Exercise details
Output each entry that follows exactly. Images stay out.

Dataset entries
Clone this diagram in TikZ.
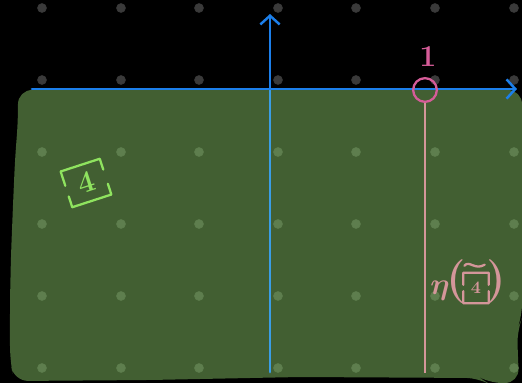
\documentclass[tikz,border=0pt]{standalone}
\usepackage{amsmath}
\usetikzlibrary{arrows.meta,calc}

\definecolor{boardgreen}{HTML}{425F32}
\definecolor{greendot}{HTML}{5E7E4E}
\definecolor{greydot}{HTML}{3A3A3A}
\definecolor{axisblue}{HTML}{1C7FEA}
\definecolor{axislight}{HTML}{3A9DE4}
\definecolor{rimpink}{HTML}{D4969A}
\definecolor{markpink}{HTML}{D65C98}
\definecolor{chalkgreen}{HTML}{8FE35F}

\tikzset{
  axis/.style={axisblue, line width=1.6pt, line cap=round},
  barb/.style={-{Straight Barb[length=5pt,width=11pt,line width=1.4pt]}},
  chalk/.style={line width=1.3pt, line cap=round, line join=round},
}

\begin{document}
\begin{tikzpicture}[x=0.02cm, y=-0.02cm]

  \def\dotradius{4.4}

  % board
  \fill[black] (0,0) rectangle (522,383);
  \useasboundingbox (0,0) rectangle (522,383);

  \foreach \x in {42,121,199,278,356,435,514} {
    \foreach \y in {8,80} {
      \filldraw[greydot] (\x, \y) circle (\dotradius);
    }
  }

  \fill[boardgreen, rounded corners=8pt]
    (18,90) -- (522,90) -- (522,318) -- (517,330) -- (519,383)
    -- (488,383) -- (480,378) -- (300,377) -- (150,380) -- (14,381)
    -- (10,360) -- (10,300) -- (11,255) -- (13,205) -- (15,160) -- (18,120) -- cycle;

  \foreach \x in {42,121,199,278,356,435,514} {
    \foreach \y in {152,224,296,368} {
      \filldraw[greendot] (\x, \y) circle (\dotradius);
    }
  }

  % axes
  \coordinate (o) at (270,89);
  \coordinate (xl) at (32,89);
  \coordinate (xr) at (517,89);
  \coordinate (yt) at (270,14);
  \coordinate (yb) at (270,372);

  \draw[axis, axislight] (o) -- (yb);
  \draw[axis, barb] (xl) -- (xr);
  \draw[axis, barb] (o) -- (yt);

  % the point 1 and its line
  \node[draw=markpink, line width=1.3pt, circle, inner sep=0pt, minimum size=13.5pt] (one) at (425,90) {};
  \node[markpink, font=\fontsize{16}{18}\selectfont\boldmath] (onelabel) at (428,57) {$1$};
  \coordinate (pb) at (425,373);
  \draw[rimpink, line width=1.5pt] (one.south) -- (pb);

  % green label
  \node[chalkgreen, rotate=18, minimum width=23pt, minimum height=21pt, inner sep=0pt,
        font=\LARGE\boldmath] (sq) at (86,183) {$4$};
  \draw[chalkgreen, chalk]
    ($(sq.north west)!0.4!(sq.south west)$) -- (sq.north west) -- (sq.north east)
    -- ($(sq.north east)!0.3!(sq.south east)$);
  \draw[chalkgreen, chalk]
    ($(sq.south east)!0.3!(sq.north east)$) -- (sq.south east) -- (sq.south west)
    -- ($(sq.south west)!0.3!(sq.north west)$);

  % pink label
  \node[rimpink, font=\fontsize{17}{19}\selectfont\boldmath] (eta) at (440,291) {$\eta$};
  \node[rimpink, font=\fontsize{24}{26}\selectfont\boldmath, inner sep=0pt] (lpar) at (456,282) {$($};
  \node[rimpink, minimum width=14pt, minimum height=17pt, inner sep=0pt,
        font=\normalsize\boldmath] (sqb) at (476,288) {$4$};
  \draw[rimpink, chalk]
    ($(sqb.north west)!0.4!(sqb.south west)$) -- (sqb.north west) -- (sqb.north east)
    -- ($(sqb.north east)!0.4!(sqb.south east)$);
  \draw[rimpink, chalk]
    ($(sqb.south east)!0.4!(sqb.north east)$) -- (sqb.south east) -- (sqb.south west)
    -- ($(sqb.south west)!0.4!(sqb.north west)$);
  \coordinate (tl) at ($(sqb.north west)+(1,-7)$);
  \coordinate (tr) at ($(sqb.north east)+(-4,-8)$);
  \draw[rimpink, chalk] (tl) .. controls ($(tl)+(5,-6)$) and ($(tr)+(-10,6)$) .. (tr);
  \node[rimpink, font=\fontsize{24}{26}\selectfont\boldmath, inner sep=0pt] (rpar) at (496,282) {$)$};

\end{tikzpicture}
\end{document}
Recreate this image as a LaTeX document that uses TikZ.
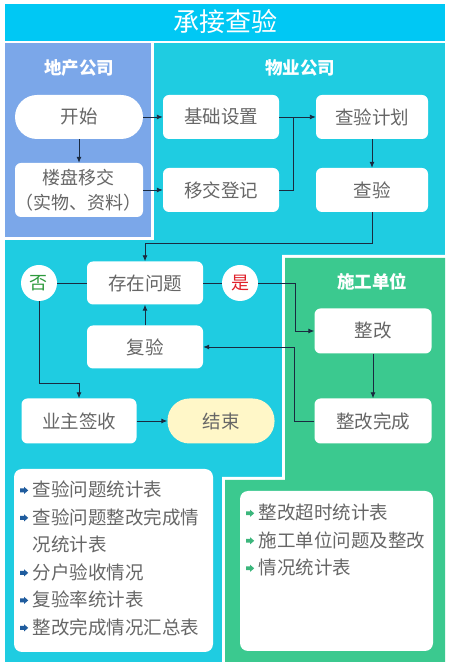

Answer for the task
Clone this diagram in TikZ.
\documentclass[tikz,border=0pt]{standalone}
\usepackage{amsmath}
\usetikzlibrary{arrows.meta,calc}

\definecolor{boardgreen}{HTML}{425F32}
\definecolor{greendot}{HTML}{5E7E4E}
\definecolor{greydot}{HTML}{3A3A3A}
\definecolor{axisblue}{HTML}{1C7FEA}
\definecolor{axislight}{HTML}{3A9DE4}
\definecolor{rimpink}{HTML}{D4969A}
\definecolor{markpink}{HTML}{D65C98}
\definecolor{chalkgreen}{HTML}{8FE35F}

\tikzset{
  axis/.style={axisblue, line width=1.6pt, line cap=round},
  barb/.style={-{Straight Barb[length=5pt,width=11pt,line width=1.4pt]}},
  chalk/.style={line width=1.3pt, line cap=round, line join=round},
}

\begin{document}
\begin{tikzpicture}[x=0.02cm, y=-0.02cm]

  \def\dotradius{4.4}

  % board
  \fill[black] (0,0) rectangle (522,383);
  \useasboundingbox (0,0) rectangle (522,383);

  \foreach \x in {42,121,199,278,356,435,514} {
    \foreach \y in {8,80} {
      \filldraw[greydot] (\x, \y) circle (\dotradius);
    }
  }

  \fill[boardgreen, rounded corners=8pt]
    (18,90) -- (522,90) -- (522,318) -- (517,330) -- (519,383)
    -- (488,383) -- (480,378) -- (300,377) -- (150,380) -- (14,381)
    -- (10,360) -- (10,300) -- (11,255) -- (13,205) -- (15,160) -- (18,120) -- cycle;

  \foreach \x in {42,121,199,278,356,435,514} {
    \foreach \y in {152,224,296,368} {
      \filldraw[greendot] (\x, \y) circle (\dotradius);
    }
  }

  % axes
  \coordinate (o) at (270,89);
  \coordinate (xl) at (32,89);
  \coordinate (xr) at (517,89);
  \coordinate (yt) at (270,14);
  \coordinate (yb) at (270,372);

  \draw[axis, axislight] (o) -- (yb);
  \draw[axis, barb] (xl) -- (xr);
  \draw[axis, barb] (o) -- (yt);

  % the point 1 and its line
  \node[draw=markpink, line width=1.3pt, circle, inner sep=0pt, minimum size=13.5pt] (one) at (425,90) {};
  \node[markpink, font=\fontsize{16}{18}\selectfont\boldmath] (onelabel) at (428,57) {$1$};
  \coordinate (pb) at (425,373);
  \draw[rimpink, line width=1.5pt] (one.south) -- (pb);

  % green label
  \node[chalkgreen, rotate=18, minimum width=23pt, minimum height=21pt, inner sep=0pt,
        font=\LARGE\boldmath] (sq) at (86,183) {$4$};
  \draw[chalkgreen, chalk]
    ($(sq.north west)!0.4!(sq.south west)$) -- (sq.north west) -- (sq.north east)
    -- ($(sq.north east)!0.3!(sq.south east)$);
  \draw[chalkgreen, chalk]
    ($(sq.south east)!0.3!(sq.north east)$) -- (sq.south east) -- (sq.south west)
    -- ($(sq.south west)!0.3!(sq.north west)$);

  % pink label
  \node[rimpink, font=\fontsize{17}{19}\selectfont\boldmath] (eta) at (440,291) {$\eta$};
  \node[rimpink, font=\fontsize{24}{26}\selectfont\boldmath, inner sep=0pt] (lpar) at (456,282) {$($};
  \node[rimpink, minimum width=14pt, minimum height=17pt, inner sep=0pt,
        font=\normalsize\boldmath] (sqb) at (476,288) {$4$};
  \draw[rimpink, chalk]
    ($(sqb.north west)!0.4!(sqb.south west)$) -- (sqb.north west) -- (sqb.north east)
    -- ($(sqb.north east)!0.4!(sqb.south east)$);
  \draw[rimpink, chalk]
    ($(sqb.south east)!0.4!(sqb.north east)$) -- (sqb.south east) -- (sqb.south west)
    -- ($(sqb.south west)!0.4!(sqb.north west)$);
  \coordinate (tl) at ($(sqb.north west)+(1,-7)$);
  \coordinate (tr) at ($(sqb.north east)+(-4,-8)$);
  \draw[rimpink, chalk] (tl) .. controls ($(tl)+(5,-6)$) and ($(tr)+(-10,6)$) .. (tr);
  \node[rimpink, font=\fontsize{24}{26}\selectfont\boldmath, inner sep=0pt] (rpar) at (496,282) {$)$};

\end{tikzpicture}
\end{document}
Recreate this image as a LaTeX document that uses TikZ.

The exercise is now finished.